## Given problem
Copy the lines below as they are; omit the images they contain.

BEGIN Supplied material

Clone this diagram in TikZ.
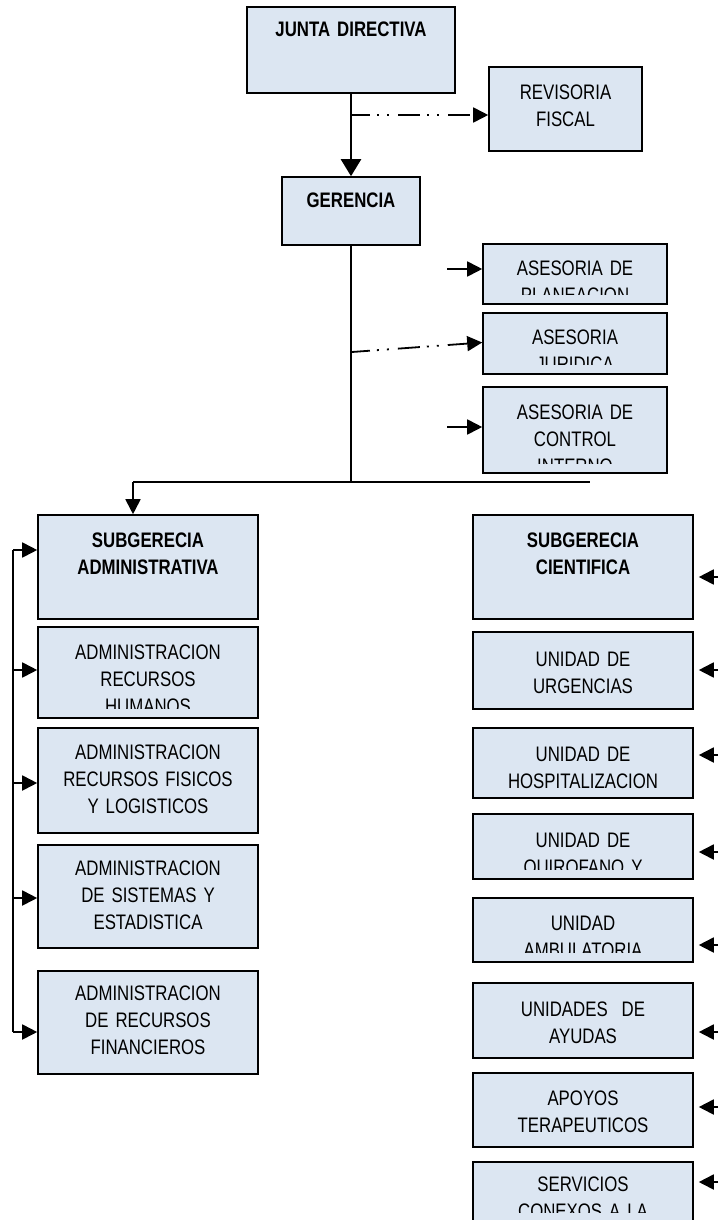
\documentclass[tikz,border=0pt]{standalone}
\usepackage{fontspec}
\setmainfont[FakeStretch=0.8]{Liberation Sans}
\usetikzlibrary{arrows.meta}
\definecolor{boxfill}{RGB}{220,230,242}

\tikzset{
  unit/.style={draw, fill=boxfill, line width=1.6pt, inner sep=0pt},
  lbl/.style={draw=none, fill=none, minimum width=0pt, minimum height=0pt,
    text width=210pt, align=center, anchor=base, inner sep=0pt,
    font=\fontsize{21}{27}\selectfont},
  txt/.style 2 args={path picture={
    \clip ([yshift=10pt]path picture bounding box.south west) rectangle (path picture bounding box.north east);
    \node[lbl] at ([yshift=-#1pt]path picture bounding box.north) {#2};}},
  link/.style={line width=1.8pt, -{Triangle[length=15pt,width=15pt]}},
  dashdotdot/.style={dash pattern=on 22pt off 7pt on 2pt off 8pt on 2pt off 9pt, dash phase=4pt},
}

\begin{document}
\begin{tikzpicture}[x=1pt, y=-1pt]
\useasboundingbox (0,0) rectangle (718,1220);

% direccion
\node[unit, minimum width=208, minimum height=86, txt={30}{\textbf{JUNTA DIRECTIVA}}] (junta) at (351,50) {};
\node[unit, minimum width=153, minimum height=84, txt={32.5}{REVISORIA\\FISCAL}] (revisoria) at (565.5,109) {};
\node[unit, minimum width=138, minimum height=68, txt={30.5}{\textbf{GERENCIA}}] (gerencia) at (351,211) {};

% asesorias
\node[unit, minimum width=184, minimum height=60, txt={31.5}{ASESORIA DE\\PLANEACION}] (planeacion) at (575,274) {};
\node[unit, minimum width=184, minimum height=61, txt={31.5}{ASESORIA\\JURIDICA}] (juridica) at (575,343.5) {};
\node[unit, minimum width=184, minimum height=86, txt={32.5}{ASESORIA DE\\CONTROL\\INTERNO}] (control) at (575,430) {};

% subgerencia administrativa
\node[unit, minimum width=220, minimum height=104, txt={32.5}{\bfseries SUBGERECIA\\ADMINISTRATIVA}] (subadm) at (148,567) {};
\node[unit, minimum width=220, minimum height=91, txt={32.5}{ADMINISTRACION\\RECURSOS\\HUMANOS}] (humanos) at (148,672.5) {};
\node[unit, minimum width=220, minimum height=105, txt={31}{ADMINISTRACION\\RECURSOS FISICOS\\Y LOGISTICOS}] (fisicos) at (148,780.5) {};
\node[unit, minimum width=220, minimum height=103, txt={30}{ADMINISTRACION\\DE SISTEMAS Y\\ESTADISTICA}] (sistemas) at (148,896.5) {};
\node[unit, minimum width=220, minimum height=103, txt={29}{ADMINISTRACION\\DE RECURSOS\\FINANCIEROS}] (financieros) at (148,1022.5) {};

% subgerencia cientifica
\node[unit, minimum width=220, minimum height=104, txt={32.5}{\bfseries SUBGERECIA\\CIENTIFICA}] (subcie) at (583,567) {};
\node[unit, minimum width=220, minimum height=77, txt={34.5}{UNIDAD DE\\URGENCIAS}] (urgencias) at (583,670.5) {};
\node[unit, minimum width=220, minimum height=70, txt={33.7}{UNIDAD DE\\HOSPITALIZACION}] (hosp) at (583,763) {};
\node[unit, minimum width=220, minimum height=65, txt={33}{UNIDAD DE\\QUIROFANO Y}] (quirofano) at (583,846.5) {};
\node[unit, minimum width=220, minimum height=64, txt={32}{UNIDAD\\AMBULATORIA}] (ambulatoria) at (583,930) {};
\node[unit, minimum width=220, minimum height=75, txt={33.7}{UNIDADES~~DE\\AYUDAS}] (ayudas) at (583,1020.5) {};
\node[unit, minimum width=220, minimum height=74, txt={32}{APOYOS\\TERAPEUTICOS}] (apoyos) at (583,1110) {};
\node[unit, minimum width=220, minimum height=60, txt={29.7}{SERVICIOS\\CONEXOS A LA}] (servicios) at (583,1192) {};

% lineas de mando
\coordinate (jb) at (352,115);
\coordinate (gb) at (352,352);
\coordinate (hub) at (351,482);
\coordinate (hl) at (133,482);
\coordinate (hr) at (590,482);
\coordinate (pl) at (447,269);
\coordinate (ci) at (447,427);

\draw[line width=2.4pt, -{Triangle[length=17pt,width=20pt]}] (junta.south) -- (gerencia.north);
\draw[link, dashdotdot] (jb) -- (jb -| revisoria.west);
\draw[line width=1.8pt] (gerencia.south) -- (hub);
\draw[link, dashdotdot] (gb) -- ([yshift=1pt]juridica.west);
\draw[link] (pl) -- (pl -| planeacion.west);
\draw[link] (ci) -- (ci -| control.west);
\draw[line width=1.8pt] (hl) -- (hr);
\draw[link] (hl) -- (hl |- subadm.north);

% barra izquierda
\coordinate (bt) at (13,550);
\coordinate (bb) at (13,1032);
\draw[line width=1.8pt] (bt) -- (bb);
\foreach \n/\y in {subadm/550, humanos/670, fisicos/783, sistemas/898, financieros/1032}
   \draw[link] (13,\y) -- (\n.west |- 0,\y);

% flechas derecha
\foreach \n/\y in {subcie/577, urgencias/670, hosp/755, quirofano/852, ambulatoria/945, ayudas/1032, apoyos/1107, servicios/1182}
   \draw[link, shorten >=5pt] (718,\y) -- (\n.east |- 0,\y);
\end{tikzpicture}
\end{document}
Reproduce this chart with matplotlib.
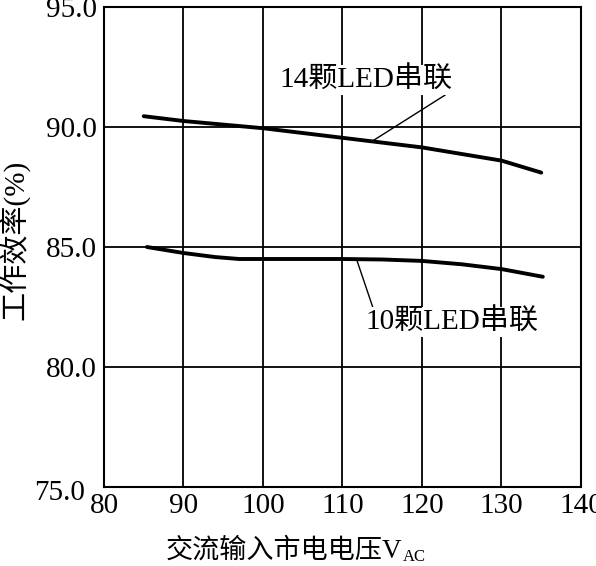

END Supplied material

## Reply to the task
Clone this diagram in TikZ.
\documentclass[tikz,border=0pt]{standalone}
\usepackage{fontspec}
\setmainfont[FakeStretch=0.8]{Liberation Sans}
\usetikzlibrary{arrows.meta}
\definecolor{boxfill}{RGB}{220,230,242}

\tikzset{
  unit/.style={draw, fill=boxfill, line width=1.6pt, inner sep=0pt},
  lbl/.style={draw=none, fill=none, minimum width=0pt, minimum height=0pt,
    text width=210pt, align=center, anchor=base, inner sep=0pt,
    font=\fontsize{21}{27}\selectfont},
  txt/.style 2 args={path picture={
    \clip ([yshift=10pt]path picture bounding box.south west) rectangle (path picture bounding box.north east);
    \node[lbl] at ([yshift=-#1pt]path picture bounding box.north) {#2};}},
  link/.style={line width=1.8pt, -{Triangle[length=15pt,width=15pt]}},
  dashdotdot/.style={dash pattern=on 22pt off 7pt on 2pt off 8pt on 2pt off 9pt, dash phase=4pt},
}

\begin{document}
\begin{tikzpicture}[x=1pt, y=-1pt]
\useasboundingbox (0,0) rectangle (718,1220);

% direccion
\node[unit, minimum width=208, minimum height=86, txt={30}{\textbf{JUNTA DIRECTIVA}}] (junta) at (351,50) {};
\node[unit, minimum width=153, minimum height=84, txt={32.5}{REVISORIA\\FISCAL}] (revisoria) at (565.5,109) {};
\node[unit, minimum width=138, minimum height=68, txt={30.5}{\textbf{GERENCIA}}] (gerencia) at (351,211) {};

% asesorias
\node[unit, minimum width=184, minimum height=60, txt={31.5}{ASESORIA DE\\PLANEACION}] (planeacion) at (575,274) {};
\node[unit, minimum width=184, minimum height=61, txt={31.5}{ASESORIA\\JURIDICA}] (juridica) at (575,343.5) {};
\node[unit, minimum width=184, minimum height=86, txt={32.5}{ASESORIA DE\\CONTROL\\INTERNO}] (control) at (575,430) {};

% subgerencia administrativa
\node[unit, minimum width=220, minimum height=104, txt={32.5}{\bfseries SUBGERECIA\\ADMINISTRATIVA}] (subadm) at (148,567) {};
\node[unit, minimum width=220, minimum height=91, txt={32.5}{ADMINISTRACION\\RECURSOS\\HUMANOS}] (humanos) at (148,672.5) {};
\node[unit, minimum width=220, minimum height=105, txt={31}{ADMINISTRACION\\RECURSOS FISICOS\\Y LOGISTICOS}] (fisicos) at (148,780.5) {};
\node[unit, minimum width=220, minimum height=103, txt={30}{ADMINISTRACION\\DE SISTEMAS Y\\ESTADISTICA}] (sistemas) at (148,896.5) {};
\node[unit, minimum width=220, minimum height=103, txt={29}{ADMINISTRACION\\DE RECURSOS\\FINANCIEROS}] (financieros) at (148,1022.5) {};

% subgerencia cientifica
\node[unit, minimum width=220, minimum height=104, txt={32.5}{\bfseries SUBGERECIA\\CIENTIFICA}] (subcie) at (583,567) {};
\node[unit, minimum width=220, minimum height=77, txt={34.5}{UNIDAD DE\\URGENCIAS}] (urgencias) at (583,670.5) {};
\node[unit, minimum width=220, minimum height=70, txt={33.7}{UNIDAD DE\\HOSPITALIZACION}] (hosp) at (583,763) {};
\node[unit, minimum width=220, minimum height=65, txt={33}{UNIDAD DE\\QUIROFANO Y}] (quirofano) at (583,846.5) {};
\node[unit, minimum width=220, minimum height=64, txt={32}{UNIDAD\\AMBULATORIA}] (ambulatoria) at (583,930) {};
\node[unit, minimum width=220, minimum height=75, txt={33.7}{UNIDADES~~DE\\AYUDAS}] (ayudas) at (583,1020.5) {};
\node[unit, minimum width=220, minimum height=74, txt={32}{APOYOS\\TERAPEUTICOS}] (apoyos) at (583,1110) {};
\node[unit, minimum width=220, minimum height=60, txt={29.7}{SERVICIOS\\CONEXOS A LA}] (servicios) at (583,1192) {};

% lineas de mando
\coordinate (jb) at (352,115);
\coordinate (gb) at (352,352);
\coordinate (hub) at (351,482);
\coordinate (hl) at (133,482);
\coordinate (hr) at (590,482);
\coordinate (pl) at (447,269);
\coordinate (ci) at (447,427);

\draw[line width=2.4pt, -{Triangle[length=17pt,width=20pt]}] (junta.south) -- (gerencia.north);
\draw[link, dashdotdot] (jb) -- (jb -| revisoria.west);
\draw[line width=1.8pt] (gerencia.south) -- (hub);
\draw[link, dashdotdot] (gb) -- ([yshift=1pt]juridica.west);
\draw[link] (pl) -- (pl -| planeacion.west);
\draw[link] (ci) -- (ci -| control.west);
\draw[line width=1.8pt] (hl) -- (hr);
\draw[link] (hl) -- (hl |- subadm.north);

% barra izquierda
\coordinate (bt) at (13,550);
\coordinate (bb) at (13,1032);
\draw[line width=1.8pt] (bt) -- (bb);
\foreach \n/\y in {subadm/550, humanos/670, fisicos/783, sistemas/898, financieros/1032}
   \draw[link] (13,\y) -- (\n.west |- 0,\y);

% flechas derecha
\foreach \n/\y in {subcie/577, urgencias/670, hosp/755, quirofano/852, ambulatoria/945, ayudas/1032, apoyos/1107, servicios/1182}
   \draw[link, shorten >=5pt] (718,\y) -- (\n.east |- 0,\y);
\end{tikzpicture}
\end{document}
Reproduce this chart with matplotlib.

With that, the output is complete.